18. The medical device according to claim 17, wherein an inner surface of a guide wire lumen of the catheter is configured for use with a guide wire and comprises a co-extruded polymer of polyamide and poly-tetrafluoro-ethylene (PTFE) or a co-extruded polymer of polyamide and poly-tetrafluoro-ethylene (PTFE).

19. The medical device according to claim 16, wherein the co-extruded polymer of polyamide and poly-tetrafluoro-ethylene (PTFE) is a product of a co-extrusion using reactive extrusion.

20. The medical device according to claim 16, wherein the poly-tetrafluoro-ethylene (PTFE) has been irradiated prior to co-extrusion with the polyamide.

21. The medical device according to claim 20, wherein the poly-tetrafluoro-ethylene (PTFE) is includes an irradiation dose between about 200 and about 4000 kGy.
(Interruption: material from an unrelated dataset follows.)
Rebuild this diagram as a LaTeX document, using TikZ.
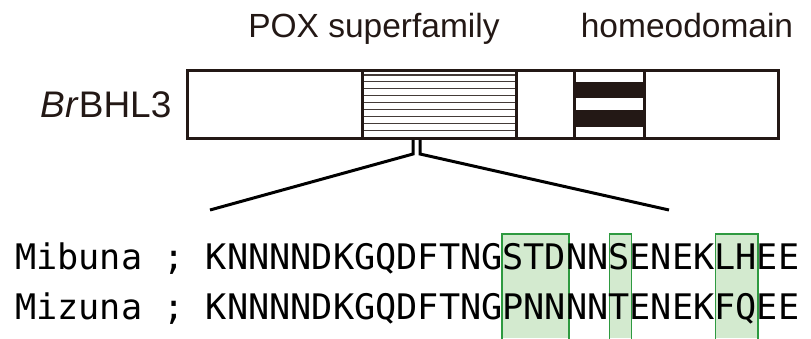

22. The medical device according to claim 20, wherein the poly-tetrafluoro-ethylene (PTFE) includes an irradiation dose between about 400 and about 2000 kGy.

23. The medical device according to claim 16, wherein the polyamide is one of Nylon, Nylon 12, Nylon 6, or a combination thereof.

24. The medical device according to claim 16, wherein the PTFE is micropowdered prior to co-extrusion with the polyamide.

25. A method of manufacturing a medical device comprising co-extruding polymers of polyamide and poly-tetrafluoro-ethylene (PTFE).

26. The method according to claim 25, wherein the medical device includes a tubing material comprising or consisting of the co-extruded polymers.

27. The method according to claim 26, further comprising forming the tubing material into a guide wire lumen and positioning a guide wire within the lumen.

28. The method according to claim 25, wherein the PTFE is micropowdered prior to co-extrusion with the polyamide.

29. The method according to claim 25, wherein the co-extruding is carried out using reactive extrusion.

30. The method according to claim 25, wherein the poly-tetrafluoro-ethylene (PTFE) is irradiated prior to co-extrusion with the polyamide.

31. The method according to claim 30, wherein the poly-tetrafluoro-ethylene (PTFE) is irradiated with an irradiation dose between about 200 and about 4000 kGy.

32. The method according to claim 30, wherein the poly-tetrafluoro-ethylene (PTFE) is irradiated with an irradiation dose between about 400 and about 2000 kGy.

33. The method according to claim 25, wherein the medical device is selected from the group consisting of vascular devices, stents, stent grafts, grafts, graft connectors or catheters, a catheter configured for use with a guide wire, a catheter configured for use with a guide wire and carrying a balloon, a guide catheter, a catheter including a retractable sheath, a catheter including a guide wire with an inner member forming a guide wire lumen, wherein the guide wire lumen comprises the co-extruded polymer of polyamide and poly-tetrafluoro-ethylene (PTFE).

34. A method, comprising:

providing a medical device according to claim 16; and

treating a disease including a cardiovascular disease or a stenosis using the medical device.